**Problem description**
Give the data below again exactly as written, without its pictures.

● ● ●

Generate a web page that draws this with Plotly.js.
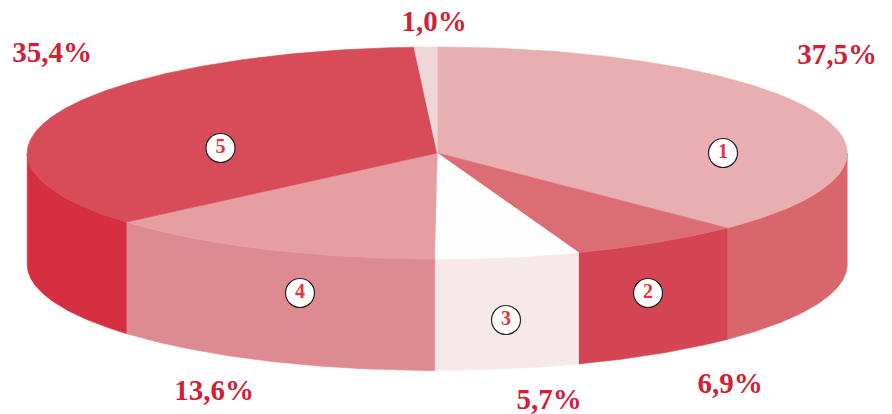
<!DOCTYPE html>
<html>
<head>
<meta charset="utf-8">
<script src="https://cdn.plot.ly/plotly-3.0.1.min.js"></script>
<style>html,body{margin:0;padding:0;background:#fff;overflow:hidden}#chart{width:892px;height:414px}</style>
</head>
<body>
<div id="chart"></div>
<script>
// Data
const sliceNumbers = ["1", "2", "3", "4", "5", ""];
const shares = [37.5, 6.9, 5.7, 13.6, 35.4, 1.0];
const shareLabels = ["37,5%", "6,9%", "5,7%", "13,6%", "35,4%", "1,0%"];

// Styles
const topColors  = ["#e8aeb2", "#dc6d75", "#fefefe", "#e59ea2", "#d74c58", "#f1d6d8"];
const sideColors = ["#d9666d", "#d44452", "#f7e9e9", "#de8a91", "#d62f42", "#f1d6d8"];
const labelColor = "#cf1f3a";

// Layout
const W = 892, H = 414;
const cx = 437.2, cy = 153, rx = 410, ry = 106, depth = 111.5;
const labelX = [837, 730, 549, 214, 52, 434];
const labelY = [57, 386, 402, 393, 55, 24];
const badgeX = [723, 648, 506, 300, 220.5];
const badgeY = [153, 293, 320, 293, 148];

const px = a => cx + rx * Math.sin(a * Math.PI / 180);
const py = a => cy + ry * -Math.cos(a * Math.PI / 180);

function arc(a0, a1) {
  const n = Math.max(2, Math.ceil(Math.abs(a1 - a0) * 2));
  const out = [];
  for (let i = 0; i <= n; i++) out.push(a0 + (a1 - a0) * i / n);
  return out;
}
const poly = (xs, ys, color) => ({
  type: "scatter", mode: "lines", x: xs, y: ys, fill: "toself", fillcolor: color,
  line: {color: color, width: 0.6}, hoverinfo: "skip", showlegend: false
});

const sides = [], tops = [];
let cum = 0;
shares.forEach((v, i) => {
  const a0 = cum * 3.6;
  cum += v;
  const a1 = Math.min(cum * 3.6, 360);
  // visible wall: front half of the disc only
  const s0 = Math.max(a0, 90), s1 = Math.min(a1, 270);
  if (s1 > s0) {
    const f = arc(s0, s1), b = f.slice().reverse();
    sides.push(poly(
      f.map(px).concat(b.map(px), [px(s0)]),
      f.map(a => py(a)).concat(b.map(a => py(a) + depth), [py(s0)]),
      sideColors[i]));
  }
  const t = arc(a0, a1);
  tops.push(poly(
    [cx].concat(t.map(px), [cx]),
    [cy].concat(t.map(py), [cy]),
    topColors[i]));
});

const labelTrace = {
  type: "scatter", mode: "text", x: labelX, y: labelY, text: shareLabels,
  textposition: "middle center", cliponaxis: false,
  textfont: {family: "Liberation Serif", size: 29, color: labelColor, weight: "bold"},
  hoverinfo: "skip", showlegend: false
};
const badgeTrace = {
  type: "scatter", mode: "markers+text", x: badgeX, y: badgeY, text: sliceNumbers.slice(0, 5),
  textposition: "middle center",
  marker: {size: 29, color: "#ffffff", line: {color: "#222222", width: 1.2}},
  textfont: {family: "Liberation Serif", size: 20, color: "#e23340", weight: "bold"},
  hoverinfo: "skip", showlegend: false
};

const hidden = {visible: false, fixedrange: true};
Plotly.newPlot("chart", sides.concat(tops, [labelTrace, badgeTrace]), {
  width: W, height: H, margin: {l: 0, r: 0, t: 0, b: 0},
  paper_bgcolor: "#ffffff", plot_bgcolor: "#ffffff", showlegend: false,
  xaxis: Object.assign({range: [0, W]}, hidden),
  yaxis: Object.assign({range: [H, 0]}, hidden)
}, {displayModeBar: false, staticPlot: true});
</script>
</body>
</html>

● ● ●

**Problem solution**
Generate a web page that draws this with Plotly.js.
<!DOCTYPE html>
<html>
<head>
<meta charset="utf-8">
<script src="https://cdn.plot.ly/plotly-3.0.1.min.js"></script>
<style>html,body{margin:0;padding:0;background:#fff;overflow:hidden}#chart{width:892px;height:414px}</style>
</head>
<body>
<div id="chart"></div>
<script>
// Data
const sliceNumbers = ["1", "2", "3", "4", "5", ""];
const shares = [37.5, 6.9, 5.7, 13.6, 35.4, 1.0];
const shareLabels = ["37,5%", "6,9%", "5,7%", "13,6%", "35,4%", "1,0%"];

// Styles
const topColors  = ["#e8aeb2", "#dc6d75", "#fefefe", "#e59ea2", "#d74c58", "#f1d6d8"];
const sideColors = ["#d9666d", "#d44452", "#f7e9e9", "#de8a91", "#d62f42", "#f1d6d8"];
const labelColor = "#cf1f3a";

// Layout
const W = 892, H = 414;
const cx = 437.2, cy = 153, rx = 410, ry = 106, depth = 111.5;
const labelX = [837, 730, 549, 214, 52, 434];
const labelY = [57, 386, 402, 393, 55, 24];
const badgeX = [723, 648, 506, 300, 220.5];
const badgeY = [153, 293, 320, 293, 148];

const px = a => cx + rx * Math.sin(a * Math.PI / 180);
const py = a => cy + ry * -Math.cos(a * Math.PI / 180);

function arc(a0, a1) {
  const n = Math.max(2, Math.ceil(Math.abs(a1 - a0) * 2));
  const out = [];
  for (let i = 0; i <= n; i++) out.push(a0 + (a1 - a0) * i / n);
  return out;
}
const poly = (xs, ys, color) => ({
  type: "scatter", mode: "lines", x: xs, y: ys, fill: "toself", fillcolor: color,
  line: {color: color, width: 0.6}, hoverinfo: "skip", showlegend: false
});

const sides = [], tops = [];
let cum = 0;
shares.forEach((v, i) => {
  const a0 = cum * 3.6;
  cum += v;
  const a1 = Math.min(cum * 3.6, 360);
  // visible wall: front half of the disc only
  const s0 = Math.max(a0, 90), s1 = Math.min(a1, 270);
  if (s1 > s0) {
    const f = arc(s0, s1), b = f.slice().reverse();
    sides.push(poly(
      f.map(px).concat(b.map(px), [px(s0)]),
      f.map(a => py(a)).concat(b.map(a => py(a) + depth), [py(s0)]),
      sideColors[i]));
  }
  const t = arc(a0, a1);
  tops.push(poly(
    [cx].concat(t.map(px), [cx]),
    [cy].concat(t.map(py), [cy]),
    topColors[i]));
});

const labelTrace = {
  type: "scatter", mode: "text", x: labelX, y: labelY, text: shareLabels,
  textposition: "middle center", cliponaxis: false,
  textfont: {family: "Liberation Serif", size: 29, color: labelColor, weight: "bold"},
  hoverinfo: "skip", showlegend: false
};
const badgeTrace = {
  type: "scatter", mode: "markers+text", x: badgeX, y: badgeY, text: sliceNumbers.slice(0, 5),
  textposition: "middle center",
  marker: {size: 29, color: "#ffffff", line: {color: "#222222", width: 1.2}},
  textfont: {family: "Liberation Serif", size: 20, color: "#e23340", weight: "bold"},
  hoverinfo: "skip", showlegend: false
};

const hidden = {visible: false, fixedrange: true};
Plotly.newPlot("chart", sides.concat(tops, [labelTrace, badgeTrace]), {
  width: W, height: H, margin: {l: 0, r: 0, t: 0, b: 0},
  paper_bgcolor: "#ffffff", plot_bgcolor: "#ffffff", showlegend: false,
  xaxis: Object.assign({range: [0, W]}, hidden),
  yaxis: Object.assign({range: [H, 0]}, hidden)
}, {displayModeBar: false, staticPlot: true});
</script>
</body>
</html>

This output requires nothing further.